Изменить стиль страницы

О самих Кусуноки мы не располагаем никакими определенными сведениями. Поскольку о них не упоминается ни в одной из многочисленных генеалогий того времени, ясно, что они не входили в число значительных воинских фамилий, а также не могли принадлежать к киотосской аристократии.[258] Отец Масасигэ был малоизвестным провинциалам, носившим имя «Кусуноки, Непрофессиональный Священник из Кавати»,[259] который, несмотря на намек на духовность, содержавшийся в написании имени, однажды был замечен за хулиганскими выходками, включавшими покушение на собственность соседей. Традиция предполагает, что (подобно Ёсицунэ) Масасигэ получил образование при храме.

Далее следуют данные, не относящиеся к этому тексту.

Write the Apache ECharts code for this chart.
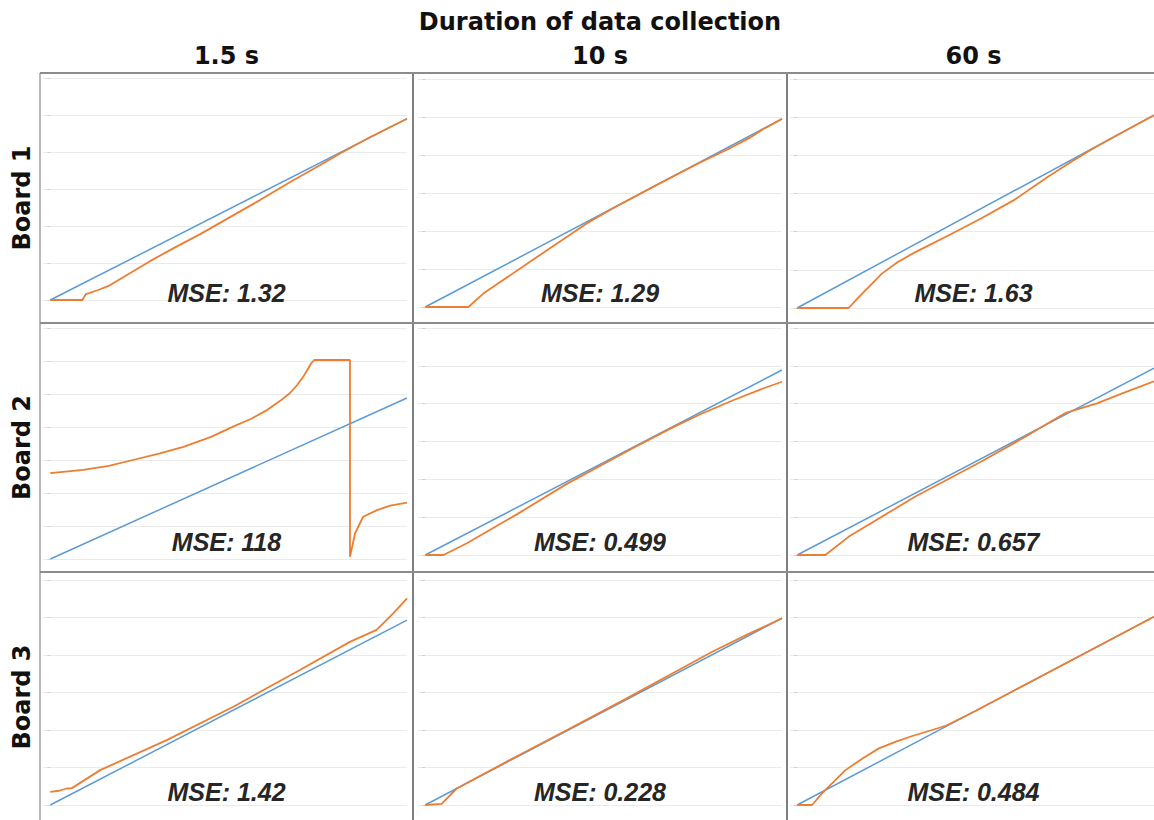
<!DOCTYPE html>
<html>
<head>
<meta charset="utf-8">
<title>Duration of data collection</title>
<script src="https://cdn.jsdelivr.net/npm/echarts@6/dist/echarts.min.js"></script>
<style>
  html, body { margin: 0; padding: 0; background: #ffffff; }
  #chart { width: 1154px; height: 820px; }
</style>
</head>
<body>
<div id="chart"></div>
<script>
// ---- data -------------------------------------------------------------
const headerTitle = 'Duration of data collection';
const durations = ['1.5 s', '10 s', '60 s'];
const boards = ['Board 1', 'Board 2', 'Board 3'];

// MSE of each board / duration
const mseValues = [
  ['1.32', '1.29', '1.63'],
  ['118', '0.499', '0.657'],
  ['1.42', '0.228', '0.484']
];

// last value of the ideal (y = x) reference line in each panel
const idealEnd = [
  [4.90, 4.95, 5.05],
  [4.88, 4.89, 4.94],
  [4.93, 4.98, 5.02]
];

// top of the value axis in each panel (gridline step is 1)
const yAxisMax = [
  [6, 6, 6],
  [7, 6, 6],
  [6, 6, 6]
];

// measured response, [input, output]
const board1_1s5 = [[0, 0], [0.44, 0], [0.49, 0.16], [0.66, 0.27], [0.80, 0.38], [1.03, 0.65],
  [1.37, 1.05], [1.72, 1.43], [2.06, 1.78], [2.47, 2.24], [2.88, 2.70], [3.29, 3.18],
  [3.71, 3.65], [3.98, 3.96], [4.39, 4.40], [4.90, 4.90]];
const board1_10s = [[0, 0], [0.60, 0], [0.81, 0.36], [1.50, 1.25], [2.24, 2.20], [2.60, 2.59],
  [3.20, 3.20], [3.80, 3.79], [4.20, 4.15], [4.50, 4.45], [4.70, 4.69], [4.95, 4.95]];
const board1_60s = [[0, 0], [0.73, 0], [0.88, 0.30], [1.02, 0.56], [1.20, 0.90], [1.42, 1.20],
  [1.66, 1.45], [2.14, 1.90], [2.61, 2.35], [3.08, 2.84], [3.55, 3.44], [3.88, 3.83],
  [4.20, 4.19], [4.60, 4.60], [5.05, 5.05]];

const board2_1s5 = [[0, 2.60], [0.45, 2.70], [0.80, 2.82], [1.13, 3.00], [1.50, 3.20], [1.82, 3.40],
  [2.20, 3.70], [2.50, 4.01], [2.75, 4.25], [2.97, 4.52], [3.15, 4.80], [3.28, 5.03],
  [3.38, 5.28], [3.46, 5.52], [3.53, 5.78], [3.57, 5.93], [3.61, 6.03], [4.10, 6.03],
  [4.10, 0.07], [4.17, 0.78], [4.28, 1.28], [4.47, 1.48], [4.65, 1.62], [4.88, 1.71]];
const board2_10s = [[0, 0], [0.25, 0], [0.57, 0.31], [1.26, 1.08], [1.94, 1.88], [2.85, 2.83],
  [3.40, 3.38], [3.77, 3.72], [4.22, 4.09], [4.60, 4.38], [4.89, 4.58]];
const board2_60s = [[0, 0], [0.39, 0], [0.71, 0.48], [1.63, 1.54], [2.55, 2.47], [3.20, 3.17],
  [3.46, 3.47], [3.72, 3.76], [3.90, 3.86], [4.15, 4.01], [4.50, 4.27], [4.94, 4.59]];

const board3_1s5 = [[0, 0.35], [0.12, 0.38], [0.23, 0.44], [0.30, 0.45], [0.69, 0.93], [1.61, 1.73],
  [2.53, 2.62], [3.45, 3.60], [4.14, 4.35], [4.51, 4.67], [4.74, 5.11], [4.93, 5.51]];
const board3_10s = [[0, 0], [0.23, 0.03], [0.44, 0.44], [1.20, 1.22], [2.00, 2.02], [2.80, 2.83],
  [3.50, 3.56], [4.00, 4.08], [4.50, 4.55], [4.98, 4.98]];
const board3_60s = [[0, 0], [0.21, 0], [0.35, 0.31], [0.68, 0.93], [0.92, 1.24], [1.15, 1.51],
  [1.39, 1.69], [1.62, 1.84], [1.90, 2.00], [2.10, 2.12], [2.50, 2.50], [3.50, 3.50],
  [4.30, 4.30], [5.02, 5.02]];

const measured = [
  [board1_1s5, board1_10s, board1_60s],
  [board2_1s5, board2_10s, board2_60s],
  [board3_1s5, board3_10s, board3_60s]
];

// ---- layout -----------------------------------------------------------
const colLeft = [40, 413, 787];
const colRight = [413, 787, 1160];
const rowTop = [73, 323, 572];
const rowBottom = [323, 572, 822];
const plotLeft = [43, 418, 790];
const plotRight = [407, 782, 1154];
const plotTop = [[78, 79, 79], [328, 328, 328], [580, 580, 580]];
const plotBottom = [[300, 307, 308], [559, 555, 555], [805, 805, 805]];

const BLUE = '#5B9BD5';
const ORANGE = '#ED7D31';
const HEAD_FONT = 'bold 24px "DejaVu Sans", sans-serif';
const MSE_FONT = 'italic bold 25px "Liberation Sans", Arial, sans-serif';

const grids = [], xAxes = [], yAxes = [], series = [], graphics = [];

for (let r = 0; r < 3; r++) {
  for (let c = 0; c < 3; c++) {
    const i = r * 3 + c;
    grids.push({
      left: plotLeft[c],
      top: plotTop[r][c],
      width: plotRight[c] - plotLeft[c],
      height: plotBottom[r][c] - plotTop[r][c],
      containLabel: false
    });
    xAxes.push({
      type: 'value', gridIndex: i, min: -0.1, max: idealEnd[r][c],
      show: false, splitLine: { show: false }
    });
    yAxes.push({
      type: 'value', gridIndex: i, min: 0, max: yAxisMax[r][c], interval: 1,
      axisLine: { show: false },
      axisLabel: { show: false },
      axisTick: { show: true, length: 3, lineStyle: { color: '#d0d0d0', width: 1 } },
      splitLine: { show: true, lineStyle: { color: '#ebebeb', width: 1 } }
    });
    const e = idealEnd[r][c];
    series.push({
      type: 'line', xAxisIndex: i, yAxisIndex: i,
      data: [[0, 0], [e, e]],
      symbol: 'none', z: 2,
      lineStyle: { color: BLUE, width: 1.5 }
    });
    series.push({
      type: 'line', xAxisIndex: i, yAxisIndex: i,
      data: measured[r][c],
      symbol: 'none', z: 3,
      lineStyle: { color: ORANGE, width: 1.8 }
    });
    // MSE caption inside each panel
    graphics.push({
      type: 'text', z: 100,
      x: (colLeft[c] + colRight[c]) / 2,
      y: rowBottom[r] - 30,
      style: {
        text: 'MSE: ' + mseValues[r][c],
        font: MSE_FONT, fill: '#262626',
        textAlign: 'center', textVerticalAlign: 'middle'
      }
    });
  }
}

// panel frame
graphics.push({ type: 'line', z: 90, shape: { x1: 40, y1: 73, x2: 40, y2: 820 },
  style: { stroke: '#b8b8b8', lineWidth: 2 } });
[413, 787].forEach(x => graphics.push({ type: 'line', z: 90, shape: { x1: x, y1: 73, x2: x, y2: 820 },
  style: { stroke: '#7f7f7f', lineWidth: 2 } }));
rowTop.forEach(y => graphics.push({ type: 'line', z: 90, shape: { x1: 40, y1: y, x2: 1154, y2: y },
  style: { stroke: '#8c8c8c', lineWidth: 2 } }));

// headings
graphics.push({ type: 'text', z: 100, x: 600, y: 22,
  style: { text: headerTitle, font: HEAD_FONT, fill: '#111', textAlign: 'center', textVerticalAlign: 'middle' } });
durations.forEach((d, c) => graphics.push({ type: 'text', z: 100, x: (colLeft[c] + colRight[c]) / 2, y: 56,
  style: { text: d, font: HEAD_FONT, fill: '#111', textAlign: 'center', textVerticalAlign: 'middle' } }));
boards.forEach((b, r) => graphics.push({ type: 'text', z: 100, x: 22, y: (rowTop[r] + rowBottom[r]) / 2,
  rotation: Math.PI / 2,
  style: { text: b, font: HEAD_FONT, fill: '#111', textAlign: 'center', textVerticalAlign: 'middle' } }));

const chart = echarts.init(document.getElementById('chart'), null, { renderer: 'svg' });
chart.setOption({
  animation: false,
  backgroundColor: '#ffffff',
  grid: grids,
  xAxis: xAxes,
  yAxis: yAxes,
  series: series,
  graphic: graphics
});
</script>
</body>
</html>
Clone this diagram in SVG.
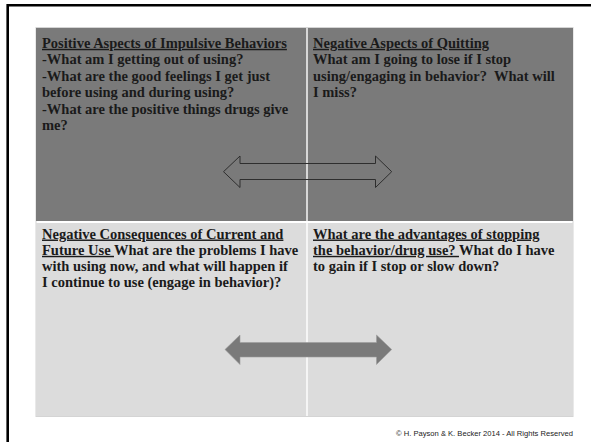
<svg xmlns="http://www.w3.org/2000/svg" width="591" height="442" viewBox="0 0 591 442">
<style>
.t{font-family:"Liberation Serif","Times New Roman",serif;font-weight:bold;font-size:14.5px;fill:#1a1a1a}
.u{text-decoration:underline}
.dark{fill:#7a7a7a}
.light{fill:#dcdcdc}
.copy{font-family:"Liberation Sans",Arial,sans-serif;font-size:7.6px;fill:#222}
</style>
<rect x="0" y="0" width="591" height="442" fill="#ffffff"/>
<path d="M7.7,442 V5.2 H591" fill="none" stroke="#000" stroke-width="2.6"/>
<rect x="36" y="27.5" width="537" height="389" fill="none" stroke="#d4d4d4" stroke-width="1"/>
<g id="cell-positive">
<rect class="dark" x="36" y="28" width="270.3" height="193"/>
<text class="t" x="42" y="47.8"><tspan class="u">Positive Aspects of Impulsive Behaviors</tspan></text>
<text class="t" x="42" y="64.3">-What am I getting out of using?</text>
<text class="t" x="42" y="80.8">-What are the good feelings I get just</text>
<text class="t" x="42" y="97.3">before using and during using?</text>
<text class="t" x="42" y="113.8">-What are the positive things drugs give</text>
<text class="t" x="42" y="130.3">me?</text>
</g>
<g id="cell-negative-quitting">
<rect class="dark" x="307.7" y="28" width="265.3" height="193"/>
<text class="t" x="313" y="47.8"><tspan class="u">Negative Aspects of Quitting</tspan></text>
<text class="t" x="313" y="64.3">What am I going to lose if I stop</text>
<text class="t" x="313" y="80.8" xml:space="preserve">using/engaging in behavior?  What will</text>
<text class="t" x="313" y="97.3">I miss?</text>
</g>
<g id="cell-negative-consequences">
<rect class="light" x="36" y="223" width="270.3" height="193"/>
<text class="t" x="42" y="238.5"><tspan class="u">Negative Consequences of Current and</tspan></text>
<text class="t" x="42" y="254.8" xml:space="preserve"><tspan class="u">Future Use </tspan>What are the problems I have</text>
<text class="t" x="42" y="271.1">with using now, and what will happen if</text>
<text class="t" x="42" y="287.4">I continue to use (engage in behavior)?</text>
</g>
<g id="cell-advantages">
<rect class="light" x="307.7" y="223" width="265.3" height="193"/>
<text class="t" x="313" y="238.5"><tspan class="u">What are the advantages of stopping</tspan></text>
<text class="t" x="313" y="254.8" xml:space="preserve"><tspan class="u">the behavior/drug use? </tspan>What do I have</text>
<text class="t" x="313" y="271.1">to gain if I stop or slow down?</text>
</g>
<g id="connectors">
<path d="M223.5,171.7 L240,156 V163.5 H375.5 V156 L391.7,171.7 L375.5,187.5 V179.5 H240 V187.5 Z" fill="none" stroke="#2e2e2e" stroke-width="1"/>
<path d="M225,349.5 L240,335 V342.5 H376.5 V335 L391.7,349.5 L376.5,364.5 V357 H240 V364.5 Z" fill="#7a7a7a" stroke="#9c9c9c" stroke-width="0.6"/>
</g>
<text class="copy" x="573" y="435.7" text-anchor="end">© H. Payson &amp; K. Becker 2014 - All Rights Reserved</text>
</svg>
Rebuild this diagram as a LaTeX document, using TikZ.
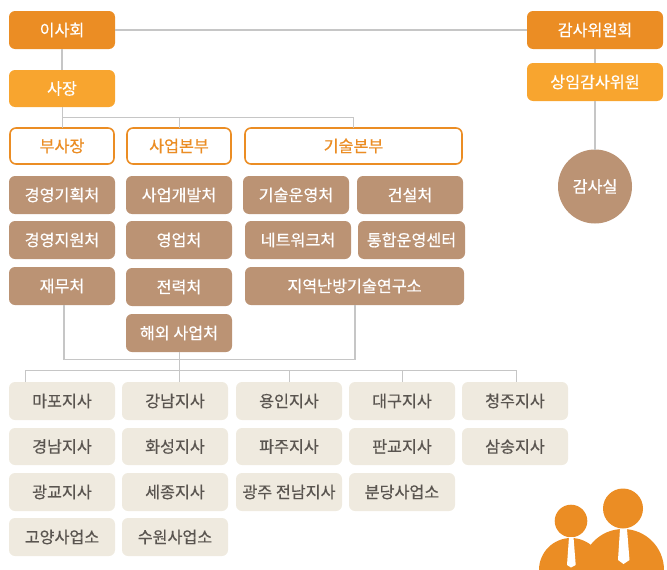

Считается, что до пятнадцати лет он был послушником — студентом в монастыре эзотерической школы Сингон в провинции Ямато. Здесь он стал серьезным ученым и (вновь подобно Ёсицунэ), выказывал особый интерес к боевым искусствам. Однажды к нему в руки попал редкий китайский труд по военной стратегии и, с помощью этих тридцати томов он достиг такого уровня знаний, что настоятель монастыря, в совсем не буддийском припадке страха, зависти и досады, пытался покончить с ним с помощью наемных убийц в близлежащем лесу.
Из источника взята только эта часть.